To my readers out there, I wanted to post a blog about the various back to school techniques that worked for my children.  I had the class clown student who always got into trouble, then I had the gifted and talented child who never got into trouble at school, and finally I had one that was what I call in the middle.  She wasn’t the class clown, but a social butterfly, who just made the typical grades to get through school.  Because each child was so different, I came up with techniques that would not only make my life easier, but help them be successful students as well.

Study hour

Study hour should take place whether they have homework or not.  If they don’t have homework,  have them read a book.  Don’t let them just sit there for the hour; make them be productive.  Make this a part of their routine.

Nightly routine

Have them prepare for the next day the night before.  Have lunches made, backpacks ready and by the door, and clothes out for the next day.  Make sure they can complete their routine before their bedtime.  Sleep is a big key to having an alert and successful student.

Homework apps

There are so many homework apps that can help your child be successful.  Here are two apps that I think are really good.  “Kahn Academy” and “Photomath”.


Encourage your child to ask questions.  If your child is shy, setup a meeting with the teacher to make him/her feel more comfortable.  Also, teach your child to be respectful of the teacher and the classroom rules.  Don’t expect the teacher to tolerate unruly behavior as this disrupts the classroom.


Make sure you or your child is packing a healthy lunch.  Also, make sure that your child has a healthy breakfast to start the day off right.


When possible, add into everyday life some of the school lessons your child has learned.  For example, using cooking to incorporate Math is an excellent practical lesson.  They are learning units of measure and following directions.  When shopping, allow the child to determine how much money they should get back when you pay for your items.

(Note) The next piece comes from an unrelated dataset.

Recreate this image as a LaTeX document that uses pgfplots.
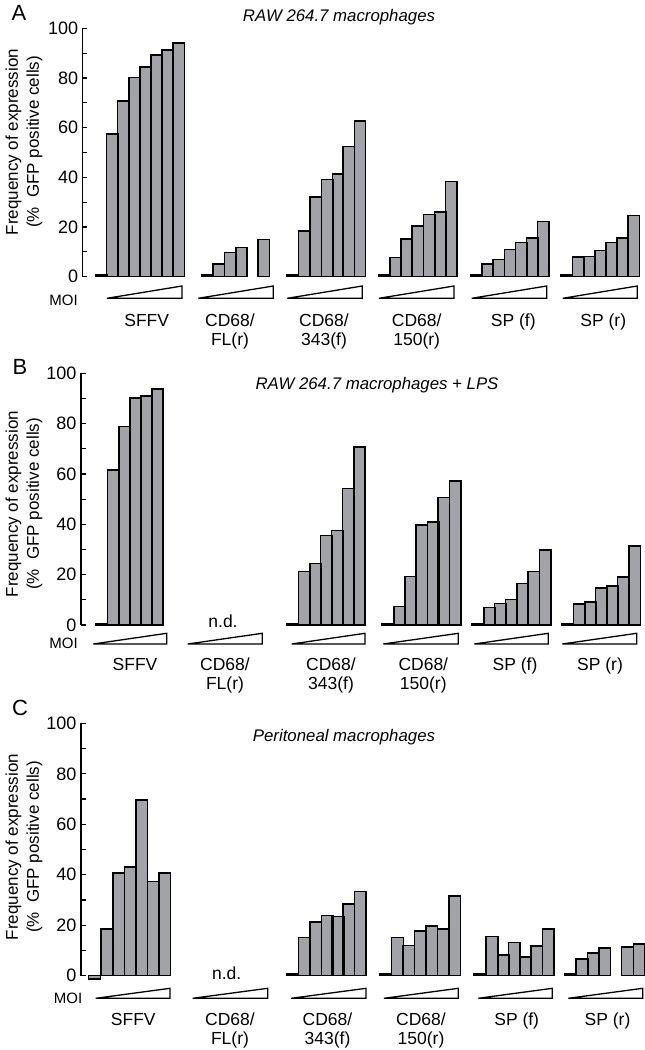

If your children is struggling with a subject.  Teach them that with extra practice and help they can be successful at what they are struggling with.  Teach them that it’s okay to ask for help and to ask questions.


Parents, don’t assume that your child is always right or is always telling the truth.  Always talk to the teacher with your child present.  Usually the story changes, once that child is in front of the teacher.  Don’t expect the teacher to pass your child if your child is not doing the work or making attempts to try.

Finally, no one is good at everything.  We all have our strengths and weaknesses.  It’s okay to let your kids fail.  I know that sounds horrible, but think about what that teaches them.  It teaches them problem solving techniques, and consequences for their actions.  All key skills needed in adulthood.  We all have made mistakes and have learned from them.  This will teach them that when they fall, they can pick themselves back up.